Hi,we want to run bam-readcount to obtain a file of readcounts for our indels. But we don't know how to define the site list for indels, or how to get the site list from the vcf file from the same sample.

chrisamiller commented 2 years ago

Indels will be reported at the appropriate base as an additional column (for example A:xxxx C:xxxx G:xxxx T:xxxx +A:xxxx). it's straightforward to add these.
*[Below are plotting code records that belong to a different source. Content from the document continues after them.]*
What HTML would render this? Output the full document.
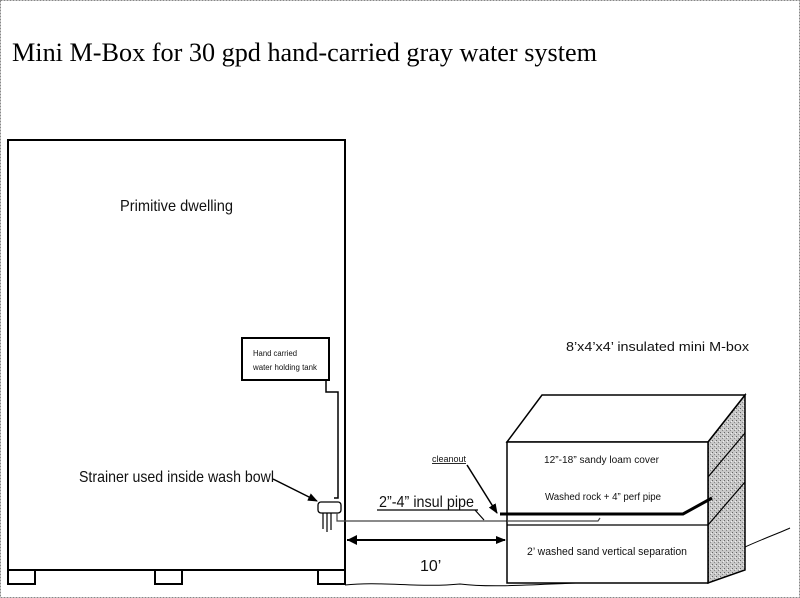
<!DOCTYPE html>
<html><head><style>
body{margin:0;width:800px;height:598px;background:#fff;overflow:hidden}
svg{display:block}
.s{font-family:"Liberation Sans",sans-serif;fill:#111}
</style></head><body>
<svg width="800" height="598" viewBox="0 0 800 598" xmlns="http://www.w3.org/2000/svg">
<defs>
<pattern id="st" width="4" height="4" patternUnits="userSpaceOnUse">
<rect width="4" height="4" fill="#c8c8c8"/><rect x="0" y="0" width="1" height="1" fill="#666"/><rect x="2" y="2" width="1" height="1" fill="#888"/><rect x="3" y="1" width="1" height="1" fill="#eee"/>
</pattern>
<marker id="ah" markerWidth="10" markerHeight="8" refX="9" refY="4" orient="auto" markerUnits="userSpaceOnUse"><path d="M0,0 L10,4 L0,8 z" fill="#000"/></marker>
</defs>
<rect x="0.5" y="0.5" width="799" height="597" fill="none" stroke="#888" stroke-width="1" stroke-dasharray="2,1"/>
<text x="12" y="61" font-family="Liberation Serif,serif" font-size="26" fill="#000" textLength="585" lengthAdjust="spacingAndGlyphs">Mini M-Box for 30 gpd hand-carried gray water system</text>
<!-- dwelling -->
<rect x="8" y="140" width="337" height="430" fill="none" stroke="#000" stroke-width="2"/>
<rect x="8" y="570" width="27" height="14" fill="none" stroke="#000" stroke-width="2"/>
<rect x="155" y="570" width="27" height="14" fill="none" stroke="#000" stroke-width="2"/>
<rect x="318" y="570" width="27" height="14" fill="none" stroke="#000" stroke-width="2"/>
<text x="120" y="211" class="s" font-size="16" textLength="113" lengthAdjust="spacingAndGlyphs">Primitive dwelling</text>
<rect x="242" y="338" width="87" height="42" fill="#fff" stroke="#000" stroke-width="2"/>
<text x="253" y="356" class="s" font-size="8" textLength="44" lengthAdjust="spacingAndGlyphs">Hand carried</text>
<text x="253" y="370" class="s" font-size="8" textLength="64" lengthAdjust="spacingAndGlyphs">water holding tank</text>
<path d="M326,380 V392 H338 V498 H334" fill="none" stroke="#000" stroke-width="1.5"/>
<rect x="318" y="502" width="23" height="11" rx="3" fill="#fff" stroke="#000" stroke-width="1.3"/>
<path d="M323,513 V529 M327,513 V532 M331,513 V530" stroke="#000" stroke-width="1.2"/>
<path d="M337,513 V521 H507" fill="none" stroke="#444" stroke-width="1.2"/>
<text x="79" y="482" class="s" font-size="16" textLength="195" lengthAdjust="spacingAndGlyphs">Strainer used inside wash bowl</text>
<line x1="273" y1="479" x2="317" y2="501" stroke="#000" stroke-width="1.5" marker-end="url(#ah)"/>
<!-- pipe label -->
<text x="379" y="507" class="s" font-size="16" textLength="95" lengthAdjust="spacingAndGlyphs">2”-4” insul pipe</text>
<line x1="377" y1="510" x2="478" y2="510" stroke="#000" stroke-width="1.2"/>
<line x1="475" y1="510" x2="484" y2="520" stroke="#000" stroke-width="1.2"/>
<text x="432" y="462" class="s" font-size="9" text-decoration="underline">cleanout</text>
<line x1="467" y1="465" x2="497" y2="513" stroke="#000" stroke-width="1.5" marker-end="url(#ah)"/>
<!-- 10' dimension -->
<line x1="347" y1="540" x2="505" y2="540" stroke="#000" stroke-width="2" marker-end="url(#ah)"/>
<path d="M347,540 L357,535 L357,545 z" fill="#000"/>
<text x="420" y="571" class="s" font-size="16">10’</text>
<!-- ground -->
<path d="M345,585 C380,581 420,588 460,584 C500,589 560,582 620,582 C660,578 700,575 720,560 C745,545 775,535 790,528" fill="none" stroke="#000" stroke-width="1"/>
<!-- box -->
<path d="M708,442 L745,395 L745,570 L708,583 z" fill="url(#st)" stroke="#000" stroke-width="1.5"/>
<path d="M507,442 L542,395 L745,395 L708,442 z" fill="#fff" stroke="#000" stroke-width="1.5"/>
<rect x="507" y="442" width="201" height="141" fill="#fff" stroke="#000" stroke-width="1.5"/>
<line x1="507" y1="525" x2="708" y2="525" stroke="#000" stroke-width="1.2"/>
<line x1="708" y1="477" x2="745" y2="433" stroke="#000" stroke-width="1.2"/>
<line x1="708" y1="525" x2="745" y2="482" stroke="#000" stroke-width="1.2"/>
<path d="M500,514 H683 L712,498" fill="none" stroke="#000" stroke-width="3"/>
<path d="M507,521 H598 L600,518" fill="none" stroke="#444" stroke-width="1.2"/>
<text x="544" y="463" class="s" font-size="10" textLength="115" lengthAdjust="spacingAndGlyphs">12”-18”   sandy loam cover</text>
<text x="545" y="500" class="s" font-size="10" textLength="116" lengthAdjust="spacingAndGlyphs">Washed rock + 4” perf pipe</text>
<text x="527" y="555" class="s" font-size="11" textLength="160" lengthAdjust="spacingAndGlyphs">2’ washed sand vertical separation</text>
<text x="566" y="351" class="s" font-size="13" textLength="183" lengthAdjust="spacingAndGlyphs">8’x4’x4’ insulated mini M-box</text>
</svg>
</body></html>
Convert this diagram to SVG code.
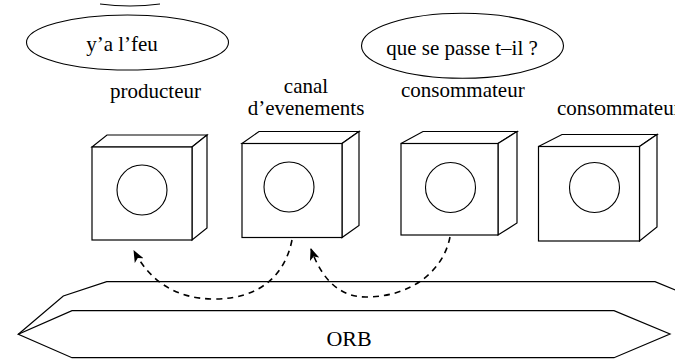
<svg xmlns="http://www.w3.org/2000/svg" width="675" height="363" viewBox="0 0 675 363">
<style>
text{font-family:"Liberation Serif","Times New Roman",serif;font-size:21px;fill:#000}
.ln{fill:#fff;stroke:#000;stroke-width:1.2;stroke-linejoin:miter}
.c{fill:none;stroke:#000;stroke-width:1.1}
.conn{fill:none;stroke:#000;stroke-width:1.6;stroke-dasharray:6,5}
</style>
<defs>
<marker id="ah" viewBox="0 0 12 10" refX="11" refY="5" markerWidth="12" markerHeight="10" markerUnits="userSpaceOnUse" orient="auto">
<path d="M0,0 L12,5 L0,10 L3,5 Z" fill="#000"/>
</marker>
</defs>
<rect width="675" height="363" fill="#fff"/>
<path d="M100,4 Q130,8 160,4" fill="none" stroke="#000" stroke-width="1"/>
<g id="bubble1">
<ellipse cx="127.5" cy="42.5" rx="101" ry="27.5" class="c"/>
<text x="122" y="51" text-anchor="middle">y’a l’feu</text>
</g>
<g id="bubble2">
<ellipse cx="462.5" cy="45.8" rx="101" ry="32.5" class="c"/>
<text x="462" y="55" text-anchor="middle">que se passe t–il ?</text>
</g>
<g id="labels">
<text x="110" y="98">producteur</text>
<text x="306" y="93" text-anchor="middle">canal</text>
<text x="306" y="115" text-anchor="middle">d’evenements</text>
<text x="401" y="97">consommateur</text>
<text x="557" y="115">consommateur</text>
</g>
<g id="orb">
<path class="ln" d="M18.3,334.3 L63.3,296 L106.7,281.7 L655,281.7 L690,296"/>
<polygon class="ln" points="72,310.7 614,310.7 670,334 614,357.7 72,357.7 18.3,334.3"/>
<text x="349" y="346" text-anchor="middle" style="font-size:22px">ORB</text>
</g>
<g id="producteur">
<polygon class="ln" points="92,147 107,135 207,135 192,147"/>
<polygon class="ln" points="192,147 207,135 207,228 192,240"/>
<rect class="ln" x="92" y="147" width="100" height="93"/>
<circle class="c" cx="142" cy="190" r="25"/>
</g>
<g id="canal">
<polygon class="ln" points="242,143.5 259,131.5 359,131.5 342,143.5"/>
<polygon class="ln" points="342,143.5 359,131.5 359,225.5 342,237.5"/>
<rect class="ln" x="242" y="143.5" width="100" height="94"/>
<circle class="c" cx="289" cy="187" r="25"/>
</g>
<g id="consommateur1">
<polygon class="ln" points="401,143.5 423,131.5 517,131.5 498,143.5"/>
<polygon class="ln" points="498,143.5 517,131.5 517,223 498,235"/>
<rect class="ln" x="401" y="143.5" width="97" height="91.5"/>
<circle class="c" cx="450.5" cy="187.5" r="25"/>
</g>
<g id="consommateur2">
<polygon class="ln" points="538.5,146.5 562,134.5 657,134.5 639.5,146.5"/>
<polygon class="ln" points="639.5,146.5 657,134.5 657,227 639.5,241"/>
<rect class="ln" x="538.5" y="146.5" width="101" height="94.5"/>
<circle class="c" cx="594.5" cy="187.5" r="25"/>
</g>
<g id="connectors">
<path class="conn" marker-end="url(#ah)" d="M292,240 C285,275 260,299 214,299 C176,299 150,281 134,251"/>
<path class="conn" marker-end="url(#ah)" d="M450,237 C443,272 410,297 366,297 C340,297 322,280 311,249"/>
</g>
</svg>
If you want to add readcounts to your VCF directly, consider looking at the scripts in VAtools as outlined here: https://pvactools.readthedocs.io/en/latest/pvacseq/input_file_prep/readcounts.html

Hope this helps!

breezetown commented 2 years ago

Thanks, but we can not solve this, if we have a vcf file like this: CHROM POS REF ALT
chr1 1168012 CCTG C
chr1 1356341 TTCC T
chr1 1534913 CGCG C
chr1 1684347 CCCT C
chr1 1684347 CCCT CCCTCCT how to get the site list from this vcf file? Because some indels are compliacted.

chrisamiller commented 2 years ago

Complex indels (like the last one) are not currently well-supported by bam-readcount. The others should be fine, though. if in doubt, pick one, run bam readcount on a small interval around the event and look for the indel to match up as as sanity check.